Natürlich bemüht man sich, als Schweizer im Ausland solche Abgesänge zu kontern, die verheerende Politik des Bundesrats, den Neutralitätsbruch, die Willkür der Sanktionen, die Preisgabe der Unabhängigkeit herunterzuspielen, aber innerlich muss ich dem Unternehmer aus Sri Lanka recht geben. Wir Schweizer sind uns gar nicht bewusst, was wir hier anrichten, was unsere Regierung an fürchterlichen Botschaften in die Welt ausstrahlt.

Die Schweiz als erdbebensicherer Zufluchtsort – das war einmal.

Vielleicht erleben wir tatsächlich eine Zeitenwende.
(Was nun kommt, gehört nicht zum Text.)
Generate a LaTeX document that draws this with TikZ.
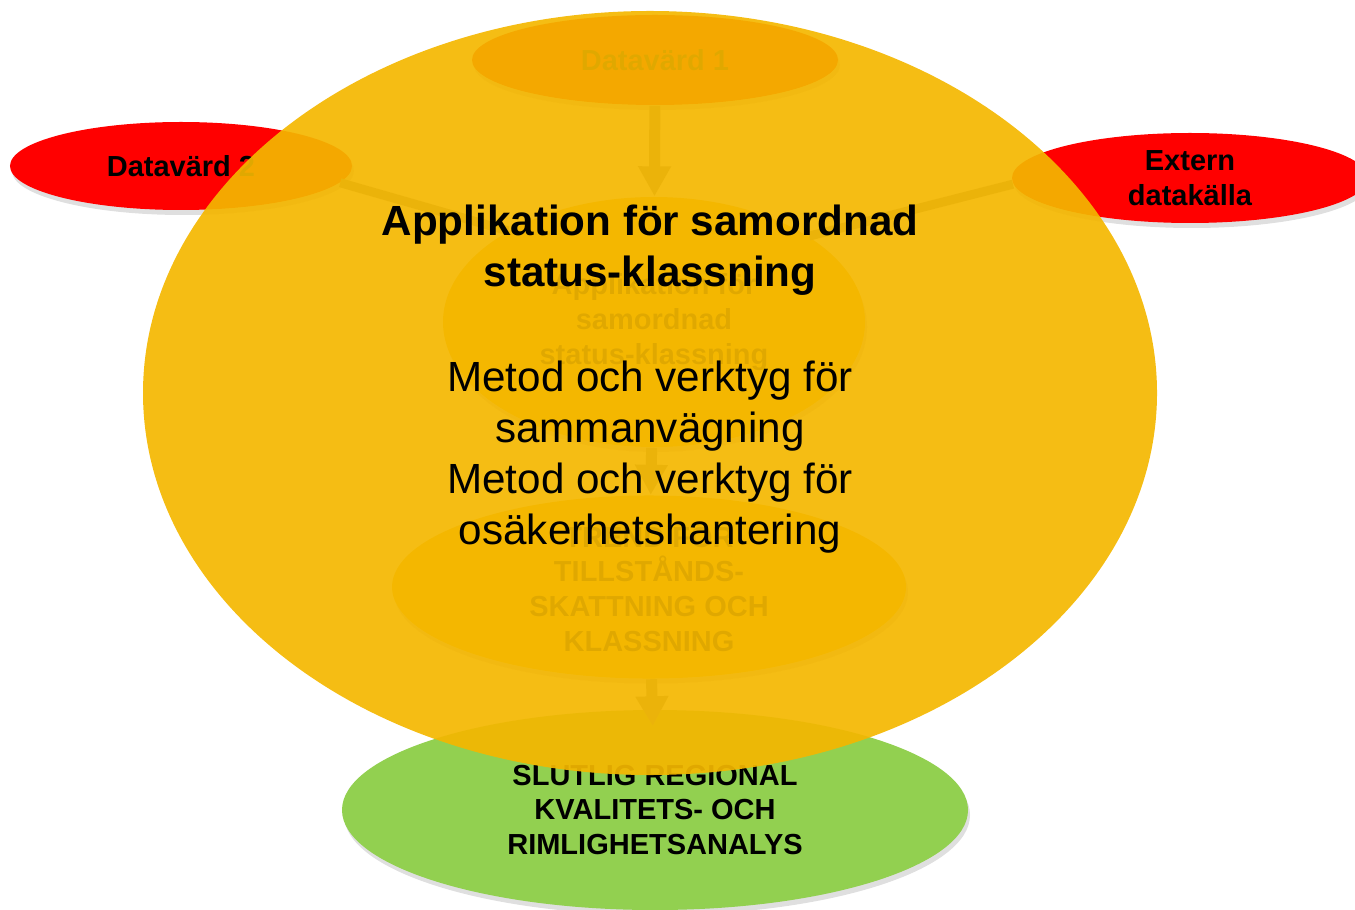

Die Ära des Freihandels, der Globalisierung, der wirtschaftlichen Zusammenarbeit, unabhängig von Herkunft oder Hautfarbe, zum Wohl und Nutzen möglichst vieler Menschen, ist vorbei. Der Nationalismus kehrt zurück, die Welt zerfällt in Blöcke und Einflussgebiete, die sich voneinander abschotten und befeinden. Der Rückfall in ein kriegerisches Mittelalter hat seinen Preis. Hungerkrisen drohen, Inflation. Der Wohlstand geht dahin.

Ja, das alles gab es schon früher und immer wieder. Nur: Früher gab es eine Schweiz, die ihre Neutralität hochhielt und verteidigte. Das war der Grund, warum unser Land seine naturgegebene ursprüngliche Armut überwinden konnte, zum Menschenmagnet und Sehnsuchtsort für Unternehmer wurde, die früher Nestlé oder Ringier hiessen und heute Vekselberg oder Melnitschenko.

Jede Generation muss sich ihres Erbes als würdig erweisen, die Errungenschaften der Vergangenheit nicht bloss verteidigen, sondern mehren. Heute machen wir in der Schweiz das Gegenteil. Wir benehmen uns wie dumpf und dekadent gewordene Zöglinge aus altreichem Haus. Hochmütig, mit eingebildeter Überlegenheit, vielleicht auch nur aus Feigheit und Bequemlichkeit, verspielen wir die Vorteile, für die unsere Vorfahren ihr Leben hingegeben, aufgeopfert haben.

Die Schweiz sei eine «heimliche Grossmacht», schrieb der frühere Weltwoche-Chef Lorenz Stucki. Auch heimliche Grossmächte können absteigen, untergehen. Die Konkurrenz steht bereit. Ein Blick auf die Plakate am Flughafen von Dubai genügt. Noch ist die Frage, wer die neue Schweiz wird, nicht entschieden. Ob die Schweiz ihre über Jahrhunderte hart erkämpfte Stellung behauptet oder leichtsinnig verscherzt, ist unsicherer denn je. R. K.